The --split-max-size
argument can be used to control the amount of data each mapper processes. This is useful
when used in conjunction with the DistributedCombine --run-mode
and if input files are small or starting a mapper
for each one becomes prohibitively slow. For example, if you have 100 5MB files then a setting of 100000000 (100MB)
would schedule 5 mappers.
The --src-list
argument is useful when you have more files to ingest than the command line will allow you to
specify. This file instructs GeoMesa to treat input files as new-line-separated file lists. As this makes it very
easy to run ingest jobs that can take days it’s recommended to split lists into reasonable chunks that can be completed
in a couple hours.
The --force
argument can be used to suppress any confirmation prompts (generally from converter inference),
which can be useful when scripting commands.
The <files>...
argument specifies the files to be ingested. *
may be used as a wild card in file paths.

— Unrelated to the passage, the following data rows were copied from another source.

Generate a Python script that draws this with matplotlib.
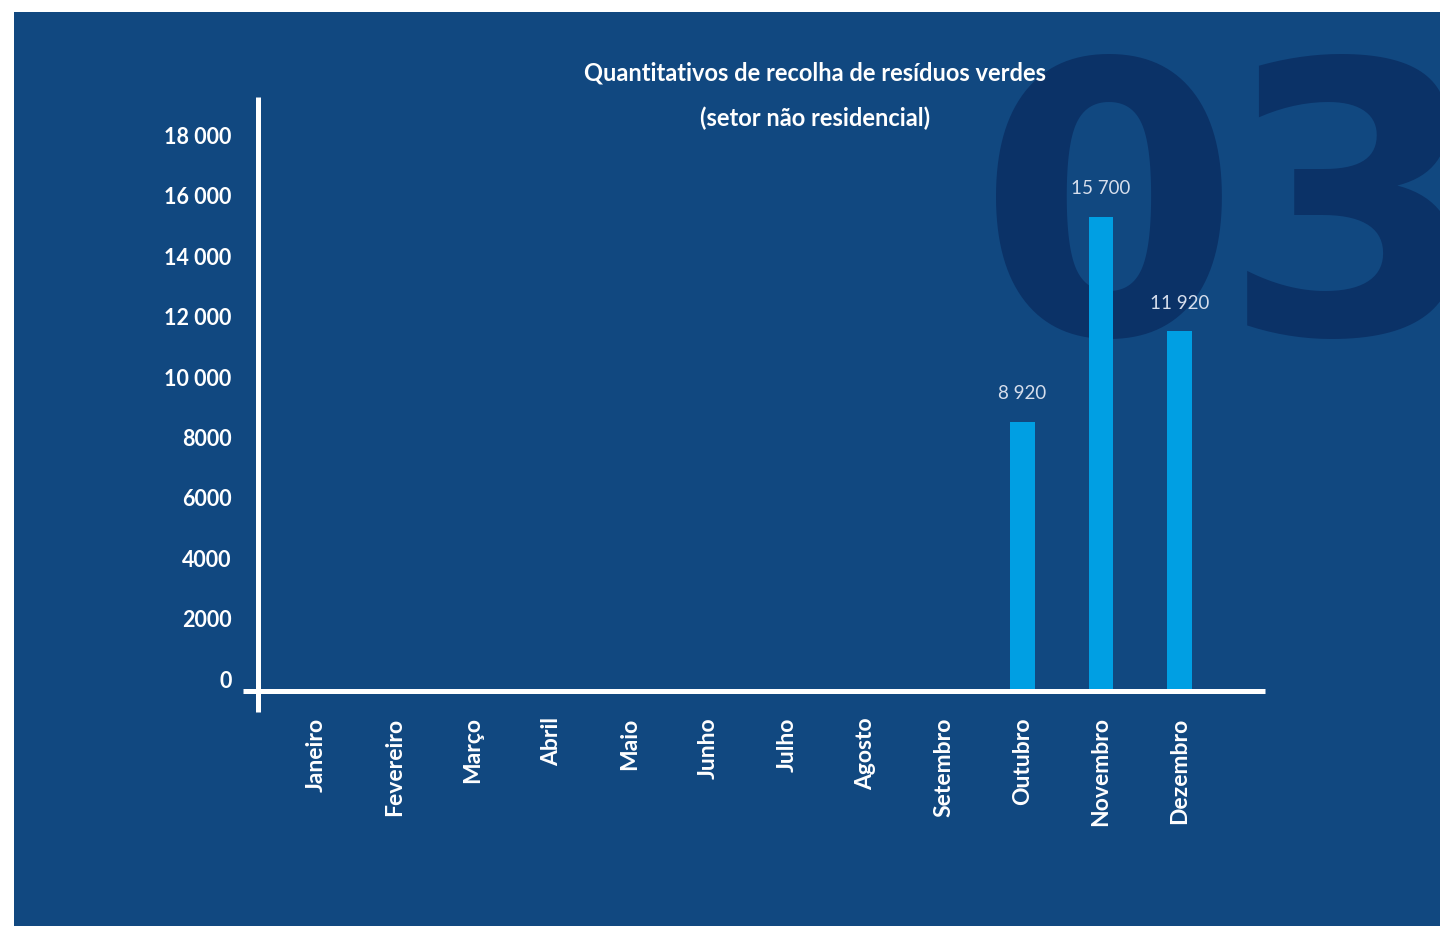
import matplotlib.pyplot as plt
import matplotlib.transforms as mtransforms
from matplotlib.patches import Rectangle

meses = ['Janeiro', 'Fevereiro', 'Março', 'Abril', 'Maio', 'Junho', 'Julho',
         'Agosto', 'Setembro', 'Outubro', 'Novembro', 'Dezembro']
valores = [0, 0, 0, 0, 0, 0, 0, 0, 0, 8920, 15700, 11920]
etiquetas = ['', '', '', '', '', '', '', '', '', '8 920', '15 700', '11 920']
yticks = [0, 2000, 4000, 6000, 8000, 10000, 12000, 14000, 16000, 18000]
ytick_labels = ['0', '2000', '4000', '6000', '8000', '10 000', '12 000',
                '14 000', '16 000', '18 000']

FUNDO = '#114880'
MARCA = '#0b3267'
BARRA = '#009fe3'

W, H = 1440, 926
fig = plt.figure(figsize=(W / 100, H / 100), dpi=100)
fig.patch.set_facecolor('white')
fig.patches.append(Rectangle((14 / W, 0), 1 - 14 / W, 1 - 12 / H,
                             transform=fig.transFigure, facecolor=FUNDO,
                             edgecolor='none', zorder=-3))

# numero da secção em fundo
fig.text(978 / W, 1 - 334 / H, '0', fontsize=271, fontweight='bold',
         family='DejaVu Sans', color=MARCA, ha='left', va='baseline', zorder=-2)
fig.text(1222 / W, 1 - 334 / H, '3', fontsize=271, fontweight='bold',
         family='DejaVu Sans', color=MARCA, ha='left', va='baseline', zorder=-2)

left, right, top, bottom = 258, 1265, 97, 691
ax = fig.add_axes([left / W, 1 - bottom / H, (right - left) / W, (bottom - top) / H])
ax.set_facecolor('none')

x = list(range(len(meses)))
ax.bar(x, valores, width=0.31, color=BARRA, zorder=2)
for xi, v, t in zip(x, valores, etiquetas):
    if t:
        ax.annotate(t, (xi, v), xytext=(0, 14), textcoords='offset points',
                    ha='center', va='bottom', fontsize=13.5, color='#d6deec',
                    family='Lato', fontweight='normal', zorder=4)

ax.set_xlim(-0.739, 12.09)
ax.set_ylim(0, 19670)
for s in ax.spines.values():
    s.set_visible(False)

# eixos em cruz
ax.plot([0, 0], [-0.035, 1], transform=ax.transAxes, color='white', lw=3.6,
        clip_on=False, solid_capstyle='butt', zorder=3)
ax.plot([-0.015, 1], [0, 0], transform=ax.transAxes, color='white', lw=3.6,
        clip_on=False, solid_capstyle='butt', zorder=3)

ax.set_xticks(x)
ax.set_xticklabels(meses, rotation=90, fontsize=16.5, fontweight='bold',
                   color='white', family='Lato', va='top', ha='center')
ax.set_yticks(yticks)
ax.set_yticklabels(ytick_labels, fontsize=15.5, fontweight='bold',
                   color='white', family='Lato')
ax.tick_params(axis='x', length=0, pad=19)
ax.tick_params(axis='y', length=0, pad=19)
desloc = mtransforms.ScaledTranslation(0, 12 / 100, fig.dpi_scale_trans)
for lab in ax.get_yticklabels():
    lab.set_transform(lab.get_transform() + desloc)

fig.text(815 / W, 1 - 73 / H, 'Quantitativos de recolha de resíduos verdes',
         ha='center', va='center', fontsize=17, fontweight='bold',
         color='white', family='Lato')
fig.text(815 / W, 1 - 118 / H, '(setor não residencial)',
         ha='center', va='center', fontsize=17, fontweight='bold',
         color='white', family='Lato')

fig.savefig('out.png', dpi=100, facecolor=fig.get_facecolor())
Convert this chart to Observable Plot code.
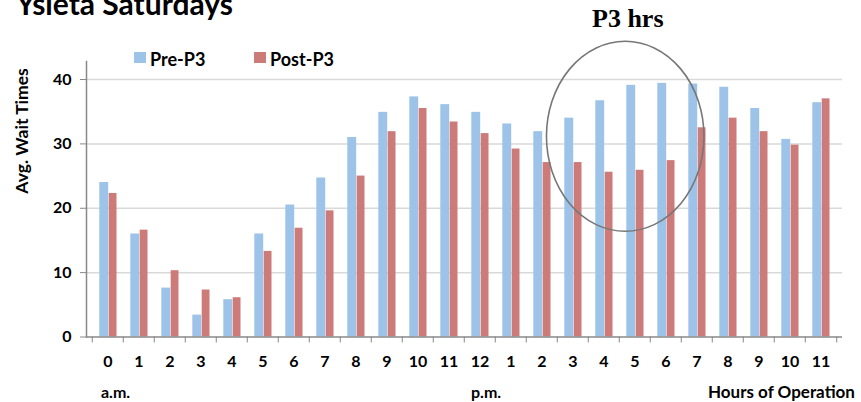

GeoMesa can handle gzip, bzip and xz file compression as long as the file extensions match the
compression type. GeoMesa supports ingesting files from local disks or HDFS. In addition, Amazon’s S3
and Microsoft’s Azure file systems are supported with a few configuration changes. See
Remote File System Support for details. Note: The behavior of this argument is changed by the --src-list
argument.
Instead of specifying files, input data may be piped directly to the ingest command using stdin shell redirection. Note that this will only work in local mode, and will only use a single thread for ingestion. Schema inference is disabled in this case, and progress indicators may not be entirely accurate, as the total size isn’t known up front. For example:
cat foo.csv | geomesa-accumulo ingest ...
For local ingests, feature writers will be pooled and only flushed periodically. The frequency of flushes can be
controlled via the system property geomesa.ingest.local.batch.size
, and defaults to every 20,000 features.